Here’s what we know about Laser Coin based on the website:
- You can lend or borrow Laser Coin through the laser coin platform
- When a lending contract is complete, you can withdraw Laser Coin or renew your contract
- Each lending contract lasts for 30, 45, 60, or 90 days, depending on the amount of money being lent; LZR cannot be withdrawn during this period
- You can earn referral commissions of 4%, down 5 levels, for referring people to the platform
- There’s no minimum or maximum coin lending amount
- Laser Coin doesn’t seem to have any interest program in place; if you borrow 1 LZR through the platform, then you’re required to pay 1 LZR back to the platform, and the lender receives 1 LZR
- The incentive to lend LZR comes from the expected future price; if the price of 1 LZR is $1 USD when you deposit it, and that price rises to $5 USD when you withdraw it, then you’ve made money
That’s the process mentioned on the official website. I don’t really understand what Laser Coin is trying to say here. Why would someone lend money at a 0% interest rate? Why wouldn’t you just hold onto your coins while they appreciate in value? The company bases a lot of its information on the assumption that the price of Laser Coin will rise dramatically – but we see no reason to believe that will ever occur.
Laser Coin Timeline
Laser Coin doesn’t appear to have any products or services in place right now. However, the ICO and web wallet are scheduled for December 2017, followed by the launch of a mining pool and blockchain explorer in January 2018. The lending program is expected to launch in February.
By December 2018, Laser Coin hopes to launch an Android app, be listed on multiple exchanges, and have a complete mining/lending system in place.
The Laser Coin ICO
The Laser Coin ICO launches on December 8, 2017. There’s limited information about the ICO available online. However, it seems you can reserve your coins by visiting LaserICO.online today.
Like other lending scheme crypto companies, Laser Coin has a fixed supply of coins available per day. Hextra’s ICO launched with this model, and they used it to seem like their coin had higher demand than it actually did.
In any case, the Laser Coin website lists an exchange rate of $5 per token. However, they also mention that 300 LZR tokens will be available at a price of 0.08 BTC during the ICO, followed by 900 LZR tokens at a price of 0.02 BTC, and 4 million LZR tokens at a price of 0.05 BTC, with the final 12 million LZR tokens listed at 0.1 BTC.

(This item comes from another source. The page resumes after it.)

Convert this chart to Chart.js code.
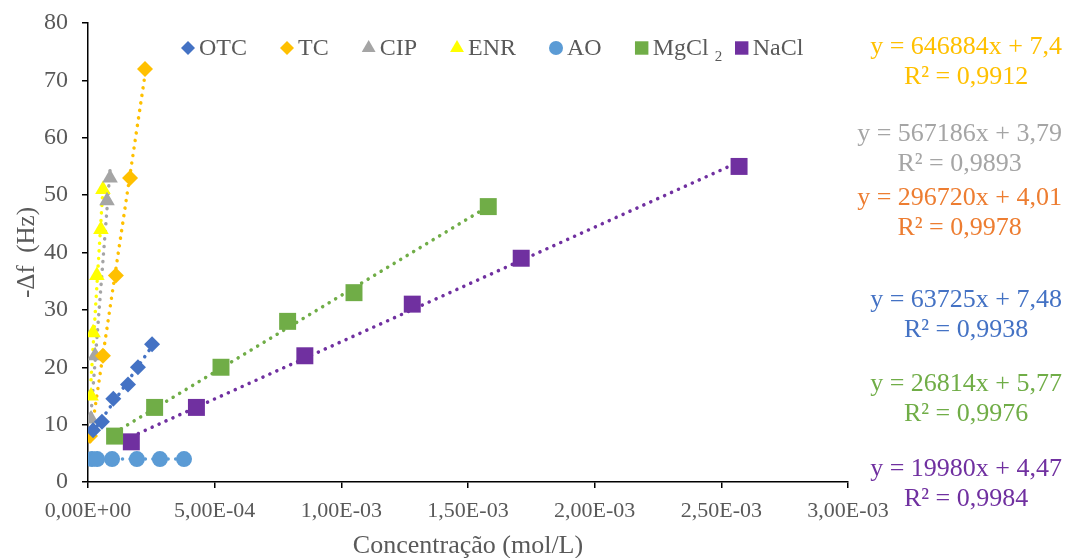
<!DOCTYPE html>
<html>
<head>
<meta charset="utf-8">
<script src="https://cdn.jsdelivr.net/npm/chart.js@4"></script>
<style>
  html, body { margin: 0; padding: 0; background: #fff; }
</style>
</head>
<body>
<canvas id="grafico" width="1066" height="558"></canvas>
<script>
// dados (concentração em mol/L, -Δf em Hz)
const otcX = [2.0e-5, 5.5e-5, 1.0e-4, 1.58e-4, 1.97e-4, 2.53e-4];
const otcY = [9, 10.5, 14.5, 17, 20, 24];
const tcX = [8e-6, 5.9e-5, 1.1e-4, 1.66e-4, 2.25e-4];
const tcY = [8, 22, 36, 53, 72];
const cipX = [1.2e-5, 2.8e-5, 7.5e-5, 8.7e-5];
const cipY = [11, 22, 49, 53];
const enrX = [1.2e-5, 2.0e-5, 3.5e-5, 5.1e-5, 5.9e-5];
const enrY = [15, 26, 36, 44, 51];
const aoX = [1.6e-5, 3.6e-5, 9.5e-5, 1.93e-4, 2.84e-4, 3.79e-4];
const aoY = [4, 4, 4, 4, 4, 4];
const mgX = [1.05e-4, 2.63e-4, 5.25e-4, 7.88e-4, 1.05e-3, 1.58e-3];
const mgY = [8, 13, 20, 28, 33, 48];
const naclX = [1.71e-4, 4.28e-4, 8.56e-4, 1.28e-3, 1.71e-3, 2.57e-3];
const naclY = [7, 13, 22, 31, 39, 55];

const equacoes = [
  { linhas: ['y = 646884x + 7,4', 'R² = 0,9912'], cor: '#FFC000', y: 47 },
  { linhas: ['y = 567186x + 3,79', 'R² = 0,9893'], cor: '#A5A5A5', y: 134 },
  { linhas: ['y = 296720x + 4,01', 'R² = 0,9978'], cor: '#ED7D31', y: 198 },
  { linhas: ['y = 63725x + 7,48', 'R² = 0,9938'], cor: '#4472C4', y: 300 },
  { linhas: ['y = 26814x + 5,77', 'R² = 0,9976'], cor: '#70AD47', y: 384 },
  { linhas: ['y = 19980x + 4,47', 'R² = 0,9984'], cor: '#7030A0', y: 469 }
];

const series = [
  { label: 'OTC', xs: otcX, ys: otcY, cor: '#4472C4', estilo: 'rectRot', r: 8, rl: 7 },
  { label: 'TC', xs: tcX, ys: tcY, cor: '#FFC000', estilo: 'rectRot', r: 8, rl: 7 },
  { label: 'CIP', xs: cipX, ys: cipY, cor: '#A5A5A5', estilo: 'triangle', r: 9, rl: 8 },
  { label: 'ENR', xs: enrX, ys: enrY, cor: '#FFFF00', estilo: 'triangle', r: 9, rl: 8 },
  { label: 'AO', xs: aoX, ys: aoY, cor: '#5B9BD5', estilo: 'circle', r: 8, rl: 7 },
  { label: 'MgCl', sub: '2', xs: mgX, ys: mgY, cor: '#70AD47', estilo: 'rect', r: 12, rl: 9.5 },
  { label: 'NaCl', xs: naclX, ys: naclY, cor: '#7030A0', estilo: 'rect', r: 12, rl: 9.5 }
];

// linha de tendência (mínimos quadrados) a partir dos pontos
function tendencia(xs, ys) {
  const n = xs.length;
  const mx = xs.reduce((a, b) => a + b, 0) / n;
  const my = ys.reduce((a, b) => a + b, 0) / n;
  let sxy = 0, sxx = 0;
  for (let i = 0; i < n; i++) {
    sxy += (xs[i] - mx) * (ys[i] - my);
    sxx += (xs[i] - mx) * (xs[i] - mx);
  }
  const a = sxx ? sxy / sxx : 0;
  const b = my - a * mx;
  const x0 = Math.min(...xs), x1 = Math.max(...xs);
  return [{ x: x0, y: a * x0 + b }, { x: x1, y: a * x1 + b }];
}

const datasets = [];
series.forEach(s => {
  datasets.push({
    label: s.label,
    data: s.xs.map((x, i) => ({ x: x, y: s.ys[i] })),
    pointStyle: s.estilo,
    pointRadius: s.r,
    pointHoverRadius: s.r,
    backgroundColor: s.cor,
    borderColor: s.cor,
    borderWidth: 0,
    showLine: false,
    order: 0
  });
});
series.forEach(s => {
  datasets.push({
    label: 'trend',
    data: tendencia(s.xs, s.ys),
    showLine: true,
    pointRadius: 0,
    borderColor: s.cor,
    borderWidth: 3.5,
    borderDash: [0.1, 7.5],
    borderCapStyle: 'round',
    order: 1
  });
});

function formatoCientifico(v) {
  if (v === 0) return '0,00E+00';
  const [m, e] = v.toExponential(2).split('e');
  const exp = parseInt(e);
  const sinal = exp < 0 ? '-' : '+';
  return m.replace('.', ',') + 'E' + sinal + String(Math.abs(exp)).padStart(2, '0');
}

const fonte = "'Liberation Serif', 'Times New Roman', serif";

// equações das linhas de tendência, blocos alinhados à direita
const equacoesPlugin = {
  id: 'equacoes',
  afterDraw(chart) {
    const ctx = chart.ctx;
    ctx.save();
    ctx.font = "26px " + fonte;
    ctx.textAlign = 'center';
    ctx.textBaseline = 'middle';
    equacoes.forEach(eq => {
      const w = Math.max(...eq.linhas.map(t => ctx.measureText(t).width));
      const cx = 1062 - w / 2;
      ctx.fillStyle = eq.cor;
      eq.linhas.forEach((t, i) => ctx.fillText(t, cx, eq.y + i * 30));
    });
    ctx.restore();
  }
};

// legenda horizontal dentro da área do gráfico
const legendaPlugin = {
  id: 'legenda',
  afterDraw(chart) {
    const ctx = chart.ctx;
    ctx.save();
    ctx.textBaseline = 'middle';
    ctx.textAlign = 'left';
    let x = 188;
    const y = 48;
    series.forEach(s => {
      ctx.fillStyle = s.cor;
      Chart.helpers.drawPoint(ctx, { pointStyle: s.estilo, radius: s.rl, rotation: 0, borderWidth: 0 }, x, y);
      ctx.fillStyle = '#595959';
      ctx.font = "24px " + fonte;
      ctx.fillText(s.label, x + 11, y + 1);
      const w = ctx.measureText(s.label).width;
      if (s.sub) {
        ctx.font = "15px " + fonte;
        ctx.fillText(s.sub, x + 11 + w + 6, y + 9);
        x += 11 + w + 33;
      } else {
        x += 11 + w + 40;
      }
    });
    ctx.restore();
  }
};

new Chart(document.getElementById('grafico'), {
  type: 'scatter',
  data: { datasets: datasets },
  options: {
    responsive: false,
    animation: false,
    devicePixelRatio: 1,
    layout: { padding: { left: 0, right: 218, top: 23, bottom: 0 } },
    plugins: {
      tooltip: { enabled: false },
      legend: { display: false }
    },
    scales: {
      x: {
        type: 'linear',
        min: 0,
        max: 0.003,
        afterFit: s => { s.height = 76; },
        border: { color: '#000', width: 1.5 },
        grid: { drawOnChartArea: false, drawTicks: true, tickLength: 6, color: '#000', lineWidth: 1.5 },
        ticks: {
          stepSize: 0.0005,
          color: '#595959',
          font: { family: fonte, size: 22 },
          padding: 10,
          maxRotation: 0,
          callback: v => formatoCientifico(v)
        },
        title: {
          display: true,
          text: 'Concentração (mol/L)',
          color: '#595959',
          font: { family: fonte, size: 26 },
          padding: { top: 0, bottom: -4 }
        }
      },
      y: {
        min: 0,
        max: 80,
        afterFit: s => { s.width = 88; s.paddingTop = 0; s.paddingBottom = 0; },
        border: { color: '#000', width: 1.5 },
        grid: { drawOnChartArea: false, drawTicks: true, tickLength: 6, color: '#000', lineWidth: 1.5 },
        ticks: {
          stepSize: 10,
          color: '#595959',
          font: { family: fonte, size: 24 },
          padding: 14
        },
        title: {
          display: true,
          text: '-Δf  (Hz)',
          color: '#595959',
          font: { family: fonte, size: 25 },
          padding: { top: 12, bottom: 0 }
        }
      }
    }
  },
  plugins: [equacoesPlugin, legendaPlugin]
});
</script>
</body>
</html>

The company claims that there’s a total supply of 49.6 million Laser Coin tokens, with only about 16 million of those tokens available during the ICO. It’s unclear where the remainder of the tokens are held.
Who’s Behind Laser Coin?
Laser Coin’s website features no team information, and the company has no contact information posted on the website.
Typically, when someone asks you to invest in their opportunity but refuses to disclose their information, it means you’re being scammed.
Laser Coin Conclusion
Ultimately, we can’t figure out much information about the Laser Coin ICO or how it works. The website does a horrible job of explaining anything. The website doesn’t have a whitepaper, team information, or any further info about the project. Based on what we can see online, the project is a lending scam similar to Bitconnect and Hextra. The developers claim their token is worth $5, with the value expected to rise in the future. However, they don’t explain why that rise in value will occur.
For all of these reasons, Laser Coin (LZR) is one ICO you should probably avoid – at least until more information appears online.